OBJECTIVE
Leave out the pictures; transcribe all else exactly.
### STORED DATA
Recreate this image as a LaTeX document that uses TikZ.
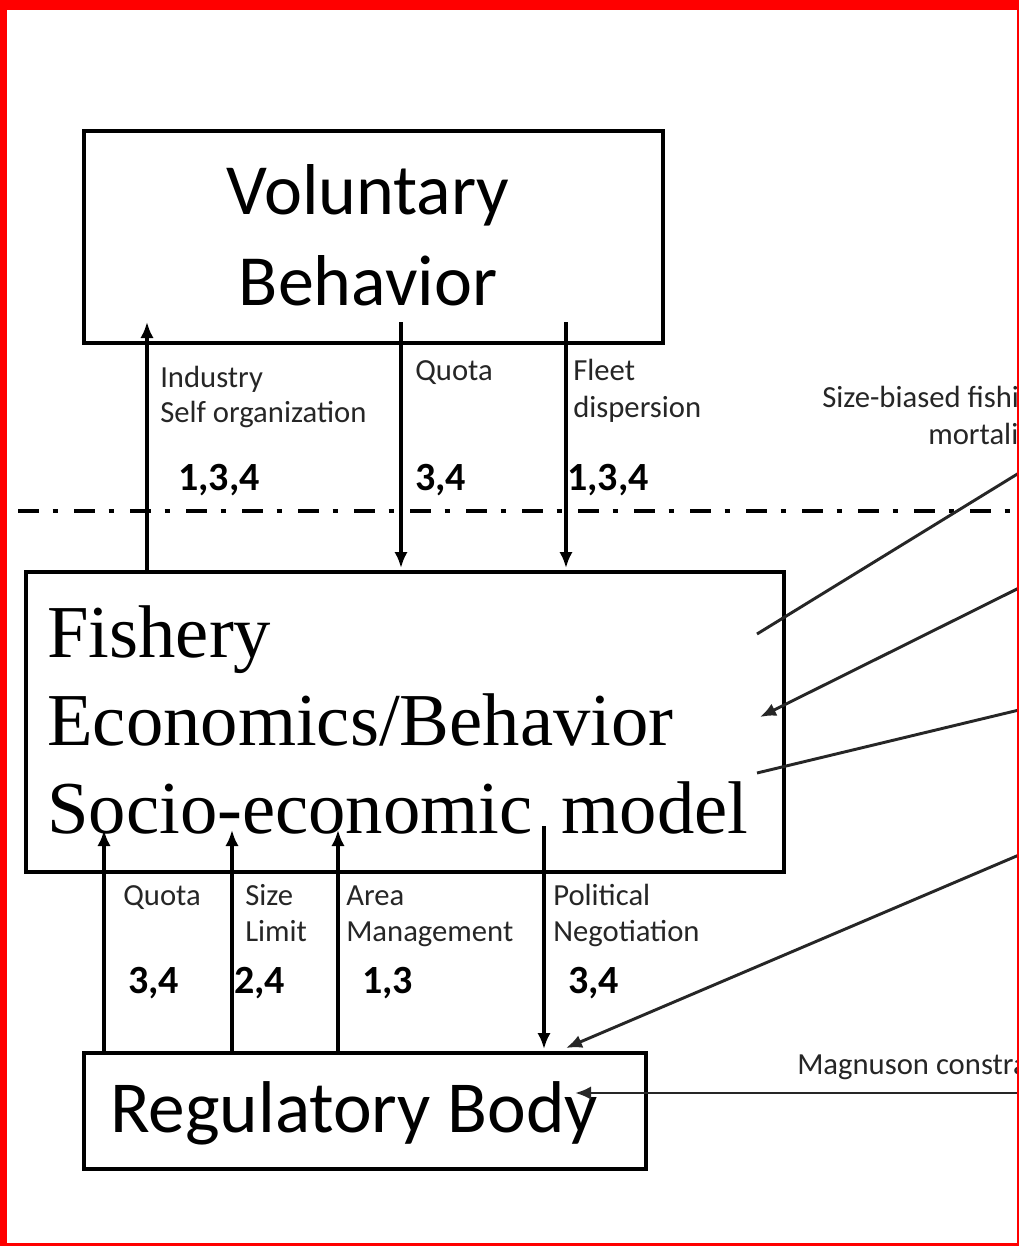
\documentclass[tikz,border=0pt]{standalone}
\usepackage{fontspec}
\setmainfont{Carlito}
\newfontfamily\timesf{Liberation Serif}
\usetikzlibrary{arrows.meta}
\tikzset{
  box/.style={draw=black, line width=2.7pt, fill=none, inner sep=0pt, anchor=north west},
  bigsans/.style={font=\fontsize{54}{60}\selectfont, inner sep=0pt, anchor=base},
  bigserif/.style={font=\timesf\fontsize{56}{62}\selectfont, inner sep=0pt, anchor=base west},
  lbl/.style={font=\fontsize{23}{25}\selectfont, inner sep=0pt, anchor=base west, text=black!85},
  num/.style={font=\bfseries\fontsize{30}{32}\selectfont, inner sep=0pt, anchor=base west},
  arr/.style={line width=2.6pt, -{Latex[length=12pt,width=10pt]}},
  sideline/.style={line width=2.2pt, draw=black!85},
  sidearr/.style={line width=2.2pt, draw=black!85, -{Latex[length=12pt,width=10pt]}},
}
\begin{document}
\begin{tikzpicture}[x=0.75pt,y=-0.75pt]
\useasboundingbox (0,0) rectangle (1019,1246);
\fill[white] (0,0) rectangle (1019,1246);
\begin{scope}
\clip (0,0) rectangle (1019,1246);
% boxes
\node[box, minimum width=434.25pt, minimum height=159pt] (vol) at (82,129) {};
\node[box, minimum width=568.5pt, minimum height=225pt] (fish) at (24,570) {};
\node[box, minimum width=421.5pt, minimum height=87pt] (reg) at (82,1051) {};
% box texts
\node[bigsans] (volA) at (368,214) {Voluntary};
\node[bigsans] (volB) at (368,305) {Behavior};
\node[bigserif] (fishA) at (47,657) {Fishery};
\node[bigserif] (fishB) at (47,745) {Economics/Behavior};
\node[bigserif] (fishC) at (47,833) {Socio-economic\hspace{8pt} model};
\node[bigsans, font=\fontsize{55}{60}\selectfont] (regA) at (354,1132) {Regulatory Body};
% dash-dot separator
\coordinate (sepL) at (18,511);
\coordinate (sepR) at (1019,511);
\draw[line width=3.5pt, dash pattern=on 16pt off 10pt on 4pt off 12pt] (sepL) -- (sepR);
% upper arrows
\coordinate (u1a) at (147,570); \coordinate (u1b) at (147,322);
\coordinate (u2a) at (401,322); \coordinate (u2b) at (401,568);
\coordinate (u3a) at (566,322); \coordinate (u3b) at (566,568);
\draw[arr] (u1a) -- (u1b);
\draw[arr] (u2a) -- (u2b);
\draw[arr] (u3a) -- (u3b);
% lower arrows
\coordinate (d1a) at (104,1051); \coordinate (d1b) at (104,830);
\coordinate (d2a) at (232,1051); \coordinate (d2b) at (232,830);
\coordinate (d3a) at (338,1051); \coordinate (d3b) at (338,830);
\coordinate (d4a) at (544,826);  \coordinate (d4b) at (544,1049);
\draw[arr] (d1a) -- (d1b);
\draw[arr] (d2a) -- (d2b);
\draw[arr] (d3a) -- (d3b);
\draw[arr] (d4a) -- (d4b);
% right side connectors
\coordinate (r1a) at (1019,473); \coordinate (r1b) at (757,634);
\coordinate (r2a) at (1019,588); \coordinate (r2b) at (760,717);
\coordinate (r3a) at (1019,710); \coordinate (r3b) at (757,773);
\coordinate (r4a) at (1019,855); \coordinate (r4b) at (566,1048);
\coordinate (r5a) at (1019,1093); \coordinate (r5b) at (575,1093);
\draw[sideline] (r1a) -- (r1b);
\draw[sidearr] (r2a) -- (r2b);
\draw[sideline] (r3a) -- (r3b);
\draw[sidearr] (r4a) -- (r4b);
\draw[sidearr] (r5a) -- (r5b);
% upper labels
\node[lbl] (l1a) at (160,387) {Industry};
\node[lbl] (l1b) at (160,422) {Self organization};
\node[num] (n1) at (178,490) {1,3,4};
\node[lbl] (l2a) at (415,380) {Quota};
\node[num] (n2) at (415,490) {3,4};
\node[lbl] (l3a) at (573,380) {Fleet};
\node[lbl] (l3b) at (573,417) {dispersion};
\node[num] (n3) at (567,490) {1,3,4};
\node[lbl] (l4a) at (822,407) {Size-biased fishing};
\node[lbl] (l4b) at (928,444) {mortality};
% lower labels
\node[lbl] (m1a) at (123,905) {Quota};
\node[num] (k1) at (128,993) {3,4};
\node[lbl] (m2a) at (245,905) {Size};
\node[lbl] (m2b) at (245,941) {Limit};
\node[num] (k2) at (234,993) {2,4};
\node[lbl] (m3a) at (346,905) {Area};
\node[lbl] (m3b) at (346,941) {Management};
\node[num] (k3) at (362,993) {1,3};
\node[lbl] (m4a) at (553,905) {Political};
\node[lbl] (m4b) at (553,941) {Negotiation};
\node[num] (k4) at (568,993) {3,4};
\node[lbl] (m5) at (797,1074) {Magnuson constraints};
\end{scope}
% red frame
\fill[red] (0,0) rectangle (1019,10);
\fill[red] (0,0) rectangle (7,1246);
\fill[red] (1016.5,0) rectangle (1019,1246);
\fill[red] (0,1243) rectangle (1019,1246);
\end{tikzpicture}
\end{document}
######
TASK SOLUTION
Recreate this image as a LaTeX document that uses TikZ.
\documentclass[tikz,border=0pt]{standalone}
\usepackage{fontspec}
\setmainfont{Carlito}
\newfontfamily\timesf{Liberation Serif}
\usetikzlibrary{arrows.meta}
\tikzset{
  box/.style={draw=black, line width=2.7pt, fill=none, inner sep=0pt, anchor=north west},
  bigsans/.style={font=\fontsize{54}{60}\selectfont, inner sep=0pt, anchor=base},
  bigserif/.style={font=\timesf\fontsize{56}{62}\selectfont, inner sep=0pt, anchor=base west},
  lbl/.style={font=\fontsize{23}{25}\selectfont, inner sep=0pt, anchor=base west, text=black!85},
  num/.style={font=\bfseries\fontsize{30}{32}\selectfont, inner sep=0pt, anchor=base west},
  arr/.style={line width=2.6pt, -{Latex[length=12pt,width=10pt]}},
  sideline/.style={line width=2.2pt, draw=black!85},
  sidearr/.style={line width=2.2pt, draw=black!85, -{Latex[length=12pt,width=10pt]}},
}
\begin{document}
\begin{tikzpicture}[x=0.75pt,y=-0.75pt]
\useasboundingbox (0,0) rectangle (1019,1246);
\fill[white] (0,0) rectangle (1019,1246);
\begin{scope}
\clip (0,0) rectangle (1019,1246);
% boxes
\node[box, minimum width=434.25pt, minimum height=159pt] (vol) at (82,129) {};
\node[box, minimum width=568.5pt, minimum height=225pt] (fish) at (24,570) {};
\node[box, minimum width=421.5pt, minimum height=87pt] (reg) at (82,1051) {};
% box texts
\node[bigsans] (volA) at (368,214) {Voluntary};
\node[bigsans] (volB) at (368,305) {Behavior};
\node[bigserif] (fishA) at (47,657) {Fishery};
\node[bigserif] (fishB) at (47,745) {Economics/Behavior};
\node[bigserif] (fishC) at (47,833) {Socio-economic\hspace{8pt} model};
\node[bigsans, font=\fontsize{55}{60}\selectfont] (regA) at (354,1132) {Regulatory Body};
% dash-dot separator
\coordinate (sepL) at (18,511);
\coordinate (sepR) at (1019,511);
\draw[line width=3.5pt, dash pattern=on 16pt off 10pt on 4pt off 12pt] (sepL) -- (sepR);
% upper arrows
\coordinate (u1a) at (147,570); \coordinate (u1b) at (147,322);
\coordinate (u2a) at (401,322); \coordinate (u2b) at (401,568);
\coordinate (u3a) at (566,322); \coordinate (u3b) at (566,568);
\draw[arr] (u1a) -- (u1b);
\draw[arr] (u2a) -- (u2b);
\draw[arr] (u3a) -- (u3b);
% lower arrows
\coordinate (d1a) at (104,1051); \coordinate (d1b) at (104,830);
\coordinate (d2a) at (232,1051); \coordinate (d2b) at (232,830);
\coordinate (d3a) at (338,1051); \coordinate (d3b) at (338,830);
\coordinate (d4a) at (544,826);  \coordinate (d4b) at (544,1049);
\draw[arr] (d1a) -- (d1b);
\draw[arr] (d2a) -- (d2b);
\draw[arr] (d3a) -- (d3b);
\draw[arr] (d4a) -- (d4b);
% right side connectors
\coordinate (r1a) at (1019,473); \coordinate (r1b) at (757,634);
\coordinate (r2a) at (1019,588); \coordinate (r2b) at (760,717);
\coordinate (r3a) at (1019,710); \coordinate (r3b) at (757,773);
\coordinate (r4a) at (1019,855); \coordinate (r4b) at (566,1048);
\coordinate (r5a) at (1019,1093); \coordinate (r5b) at (575,1093);
\draw[sideline] (r1a) -- (r1b);
\draw[sidearr] (r2a) -- (r2b);
\draw[sideline] (r3a) -- (r3b);
\draw[sidearr] (r4a) -- (r4b);
\draw[sidearr] (r5a) -- (r5b);
% upper labels
\node[lbl] (l1a) at (160,387) {Industry};
\node[lbl] (l1b) at (160,422) {Self organization};
\node[num] (n1) at (178,490) {1,3,4};
\node[lbl] (l2a) at (415,380) {Quota};
\node[num] (n2) at (415,490) {3,4};
\node[lbl] (l3a) at (573,380) {Fleet};
\node[lbl] (l3b) at (573,417) {dispersion};
\node[num] (n3) at (567,490) {1,3,4};
\node[lbl] (l4a) at (822,407) {Size-biased fishing};
\node[lbl] (l4b) at (928,444) {mortality};
% lower labels
\node[lbl] (m1a) at (123,905) {Quota};
\node[num] (k1) at (128,993) {3,4};
\node[lbl] (m2a) at (245,905) {Size};
\node[lbl] (m2b) at (245,941) {Limit};
\node[num] (k2) at (234,993) {2,4};
\node[lbl] (m3a) at (346,905) {Area};
\node[lbl] (m3b) at (346,941) {Management};
\node[num] (k3) at (362,993) {1,3};
\node[lbl] (m4a) at (553,905) {Political};
\node[lbl] (m4b) at (553,941) {Negotiation};
\node[num] (k4) at (568,993) {3,4};
\node[lbl] (m5) at (797,1074) {Magnuson constraints};
\end{scope}
% red frame
\fill[red] (0,0) rectangle (1019,10);
\fill[red] (0,0) rectangle (7,1246);
\fill[red] (1016.5,0) rectangle (1019,1246);
\fill[red] (0,1243) rectangle (1019,1246);
\end{tikzpicture}
\end{document}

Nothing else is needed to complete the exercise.